As X begins to fill up with more of the spirit he jolts, “You gave me the light and let me bask in your glory. So it was only right that when you ask for this story, I put it together to do our dawgs some good. Our dawgs being brothas and sistas in the hood.” The people’s champ is a title earned not given. X was that and so much more. At his highest point, he spoke for those who couldn’t. Even in this solitary moment with his higher power, he was thinking of the hood. Like any good orator or pastor in the formal sense, X begins to wind the congregation up with his voice jumping and falling. “It’s strange. Almost got me beating down your door. But I’ve never known love like this before.” This line is so potent. It cuts right to the center of the listener because X was so loved. Yet, throughout his life he was shown so much of the opposite. It was maybe only in his faith that he truly felt that unmistakable, unwavering kind of love.

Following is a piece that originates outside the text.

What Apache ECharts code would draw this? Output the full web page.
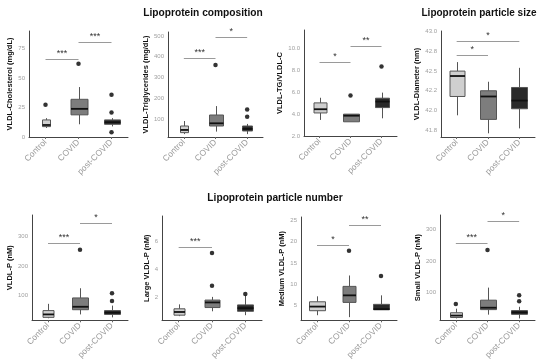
<!DOCTYPE html>
<html><head><meta charset="utf-8">
<script src="https://cdn.jsdelivr.net/npm/echarts@6/dist/echarts.min.js"></script>
<style>html,body{margin:0;padding:0;background:#fff}#c{width:537px;height:362px}</style>
</head><body><div id="c"></div>
<script>
const categories = ['Control', 'COVID', 'post-COVID'];

// box stats per category: [min, q1, median, q3, max]
const cholBoxes = [[7.7, 8.8, 10.2, 14.5, 16], [10.8, 18.8, 23.9, 32, 42.4], [9, 10.8, 12.5, 14.5, 16]];
const cholOutliers = [[0, 27.3], [1, 62.2], [2, 35.8], [2, 20.7], [2, 4]];
const cholSig = [[0, 1, 66.5, '***'], [1, 2, 80.4, '***']];
const cholTicks = [0, 25, 50, 75];

const tgBoxes = [[27, 34, 47, 66, 90], [39, 66, 79, 119, 162], [27, 42, 52, 66, 76]];
const tgOutliers = [[1, 360], [2, 111], [2, 146]];
const tgSig = [[0, 1, 392, '***'], [1, 2, 496, '*']];
const tgTicks = [100, 200, 300, 400, 500];

const ratioBoxes = [[3.47, 4.11, 4.45, 5.03, 5.5], [3.3, 3.3, 3.86, 4.0, 4.0], [3.62, 4.6, 5.15, 5.46, 5.97]];
const ratioOutliers = [[1, 5.7], [2, 8.36]];
const ratioSig = [[0, 1, 8.76, '*'], [1, 2, 10.28, '**']];
const ratioTicks = [2, 4, 6, 8, 10];

const diamBoxes = [[41.98, 42.21, 42.46, 42.52, 42.63], [41.76, 41.93, 42.21, 42.28, 42.39], [41.82, 42.06, 42.16, 42.32, 42.56]];
const diamOutliers = [];
const diamSig = [[0, 1, 42.72, '*'], [0, 2, 42.89, '*']];
const diamTicks = [41.8, 42.04, 42.28, 42.52, 42.76, 43.0];
const diamTickLabels = ['41.8', '42.0', '42.2', '42.5', '42.8', '43.0'];

const vldlpBoxes = [[23, 26, 36, 49, 72], [36, 52, 62, 92, 125], [26, 36, 42, 49, 66]];
const vldlpOutliers = [[1, 256], [2, 82], [2, 108]];
const vldlpSig = [[0, 1, 279, '***'], [1, 2, 348, '*']];
const vldlpTicks = [100, 200, 300];

const largeBoxes = [[0.61, 0.68, 0.91, 1.14, 1.46], [0.96, 1.23, 1.6, 1.77, 2.0], [0.68, 0.96, 1.19, 1.42, 2.1]];
const largeOutliers = [[1, 2.81], [1, 5.16], [2, 2.2]];
const largeSig = [[0, 1, 5.62, '***']];
const largeTicks = [2, 4, 6];

const mediumBoxes = [[2.56, 3.63, 4.61, 5.75, 7.05], [2.1, 5.6, 7.28, 9.41, 12], [3.86, 3.86, 4.0, 5.14, 7.28]];
const mediumOutliers = [[1, 17.9], [2, 11.85]];
const mediumSig = [[0, 1, 19.3, '*'], [1, 2, 23.9, '**']];
const mediumTicks = [5, 10, 15, 20, 25];

const smallBoxes = [[17, 20, 26, 35, 48], [29, 45, 51, 75, 115], [17, 30, 36, 42, 54]];
const smallOutliers = [[0, 63], [1, 235], [2, 72], [2, 91]];
const smallSig = [[0, 1, 257, '***'], [1, 2, 327, '*']];
const smallTicks = [100, 200, 300];

// ---- layout / style ----
const FONT = 'Liberation Sans, Arial, sans-serif';
const fills = ['#cfcfcf', '#7d7d7d', '#2a2a2a'];
const panels = [
  {name: 'VLDL-Cholesterol (mg/dL)', boxes: cholBoxes, out: cholOutliers, sig: cholSig, ticks: cholTicks, grid: [29, 31, 99, 106], min: 0, max: 90, widths: [8, 17, 16]},
  {name: 'VLDL-Triglycerides (mg/dL)', boxes: tgBoxes, out: tgOutliers, sig: tgSig, ticks: tgTicks, grid: [168, 32, 95, 105], min: 13, max: 519, widths: [8, 14, 10]},
  {name: 'VLDL-TG/VLDL-C', boxes: ratioBoxes, out: ratioOutliers, sig: ratioSig, ticks: ratioTicks, grid: [304, 30, 93, 106], min: 2, max: 11.7, widths: [13, 16, 14], fmt: v => v.toFixed(1)},
  {name: 'VLDL-Diameter (nm)', boxes: diamBoxes, out: diamOutliers, sig: diamSig, ticks: diamTicks, grid: [441, 31, 94, 106], min: 41.715, max: 43.01, widths: [15, 16, 16], fmt: v => { const i = diamTicks.findIndex(t => Math.abs(t - v) < 1e-6); return i >= 0 ? diamTickLabels[i] : ''; }},
  {name: 'VLDL-P (nM)', boxes: vldlpBoxes, out: vldlpOutliers, sig: vldlpSig, ticks: vldlpTicks, grid: [32, 215, 96, 109], min: 16, max: 374, widths: [11, 16, 16]},
  {name: 'Large VLDL-P (nM)', boxes: largeBoxes, out: largeOutliers, sig: largeSig, ticks: largeTicks, grid: [162, 216, 100, 108], min: 0.31, max: 7.84, widths: [11, 15, 16]},
  {name: 'Medium VLDL-P (nM)', boxes: mediumBoxes, out: mediumOutliers, sig: mediumSig, ticks: mediumTicks, grid: [301, 217, 96, 107], min: 1.35, max: 25.9, widths: [16, 13, 16]},
  {name: 'Small VLDL-P (nM)', boxes: smallBoxes, out: smallOutliers, sig: smallSig, ticks: smallTicks, grid: [440, 215, 95, 109], min: 11, max: 346, widths: [12, 16, 16]}
];

const grid = [], xAxis = [], yAxis = [], series = [];
panels.forEach((p, k) => {
  grid.push({left: p.grid[0], top: p.grid[1], width: p.grid[2], height: p.grid[3], containLabel: false});
  xAxis.push({
    type: 'category', gridIndex: k, data: categories, boundaryGap: true,
    axisLine: {lineStyle: {color: '#444', width: 1}},
    axisTick: {show: true, alignWithLabel: true, length: 2, lineStyle: {color: '#666'}},
    axisLabel: {rotate: 45, fontSize: 8.5, color: '#9a9a9a', fontFamily: FONT, margin: 4, interval: 0}
  });
  yAxis.push({
    type: 'value', gridIndex: k, min: p.min, max: p.max,
    name: p.name, nameLocation: 'middle', nameGap: 11,
    nameTextStyle: {fontSize: 7.5, fontWeight: 'bold', color: '#111', fontFamily: FONT},
    splitLine: {show: false},
    axisLine: {show: true, lineStyle: {color: '#444', width: 1}},
    axisTick: {show: false},
    axisLabel: {customValues: p.ticks, fontSize: 6, color: '#a0a0a0', fontFamily: FONT, margin: 4,
      formatter: p.fmt ? p.fmt : (v => String(v))}
  });
  const widths = p.widths;
  series.push({
    type: 'custom', xAxisIndex: k, yAxisIndex: k,
    data: p.boxes.map((b, i) => [i].concat(b)),
    encode: {x: 0, y: [1, 2, 3, 4, 5]},
    renderItem: function (params, api) {
      const c = api.value(0);
      const w = widths[c];
      const pMin = api.coord([c, api.value(1)]);
      const pQ1 = api.coord([c, api.value(2)]);
      const pMed = api.coord([c, api.value(3)]);
      const pQ3 = api.coord([c, api.value(4)]);
      const pMax = api.coord([c, api.value(5)]);
      const x = Math.round(pQ1[0]) + 0.5;
      return {type: 'group', children: [
        {type: 'line', shape: {x1: x, y1: pMin[1], x2: x, y2: pQ1[1]}, style: {stroke: '#555', lineWidth: 1}},
        {type: 'line', shape: {x1: x, y1: pQ3[1], x2: x, y2: pMax[1]}, style: {stroke: '#555', lineWidth: 1}},
        {type: 'rect', shape: {x: x - w / 2, y: pQ3[1], width: w, height: pQ1[1] - pQ3[1]}, style: {fill: fills[c], stroke: '#555', lineWidth: 1}},
        {type: 'line', shape: {x1: x - w / 2, y1: pMed[1], x2: x + w / 2, y2: pMed[1]}, style: {stroke: '#111', lineWidth: 1.8}}
      ]};
    },
    silent: true, animation: false
  });
  series.push({
    type: 'scatter', xAxisIndex: k, yAxisIndex: k,
    data: p.out, symbol: 'circle', symbolSize: 4.5,
    itemStyle: {color: '#000'}, silent: true, animation: false
  });
  const sig = p.sig;
  series.push({
    type: 'custom', xAxisIndex: k, yAxisIndex: k,
    data: sig.map(s => [s[0], s[1], s[2]]),
    encode: {x: [0, 1], y: 2},
    renderItem: function (params, api) {
      const s = sig[params.dataIndex];
      const a = api.coord([s[0], s[2]]);
      const b = api.coord([s[1], s[2]]);
      const y = Math.round(a[1]) + 0.5;
      return {type: 'group', children: [
        {type: 'line', shape: {x1: a[0], y1: y, x2: b[0], y2: y}, style: {stroke: '#9a9a9a', lineWidth: 1}},
        {type: 'text', x: (a[0] + b[0]) / 2, y: y - 1, style: {text: s[3], fill: '#333', fontSize: 9, fontFamily: FONT, align: 'center', verticalAlign: 'bottom'}}
      ]};
    },
    silent: true, animation: false, clip: false
  });
});

const chart = echarts.init(document.getElementById('c'), null, {renderer: 'canvas'});
chart.setOption({
  animation: false,
  backgroundColor: '#fff',
  grid, xAxis, yAxis, series,
  graphic: [
    {type: 'text', x: 203, y: 13, style: {text: 'Lipoprotein composition', fontSize: 10.2, fontWeight: 'bold', fill: '#111', fontFamily: FONT, align: 'center', verticalAlign: 'middle'}},
    {type: 'text', x: 479, y: 13, style: {text: 'Lipoprotein particle size', fontSize: 10, fontWeight: 'bold', fill: '#111', fontFamily: FONT, align: 'center', verticalAlign: 'middle'}},
    {type: 'text', x: 275, y: 198, style: {text: 'Lipoprotein particle number', fontSize: 10.2, fontWeight: 'bold', fill: '#111', fontFamily: FONT, align: 'center', verticalAlign: 'middle'}}
  ]
});
</script></body></html>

Just after he bobs and weaves some lines with his voice, he comes to terms with his mortality and where he is in the current moment: “And I fear that what I’m saying won’t be heard until I’m gone. But it’s all good ‘cuz I really didn’t expect to live long.” Every good prayer is as important in its opening as it is in its ending. X knows that and delivers, “So if it takes for me to suffer for my brotha to see the light, give me pain ‘til I die! But please Lord, treat em right.” 2 minutes and 32 seconds on one of the most celebrated debut albums of all time X prayed; as a way of bringing his listeners into his world. A world that was full of habits and contradictions. A world that created a fearless man whose achilles heel was himself. A world that showed the destitute the limitlessness of his creativity.
Nearing the end of his gripping story, Rev. Milton Biggham brings the congregation to the mountain top. After asking for the closet, the Grandma is told she can use the phone. She respectfully declines and again asks for the closet to call her doctor. She’s shown to a small door and walks in with her children following. Before she closed the door to talk to Jesus, she told her kids (Mother Agnes Coney sings), “Come on, in the room. Come on, in the room. Jesus is my doctor. And he writes all my prescriptions. He gives me all my medicine in the room.” This little old lady. Equipped with nothing more than her faith came into this white church, in the South, as she was. And spoke to the only power she felt could help her at the time.
It’s unfathomable to think that Earl Simmons, DMX, Dark Man X, or just X is gone from this spiritual plane. But X came to us as he was. Equipped with an unmatched ability to convey his pain so that we could make sense of ours. And now, he is finally relieved of his burdens so that he may forever rest — in peace.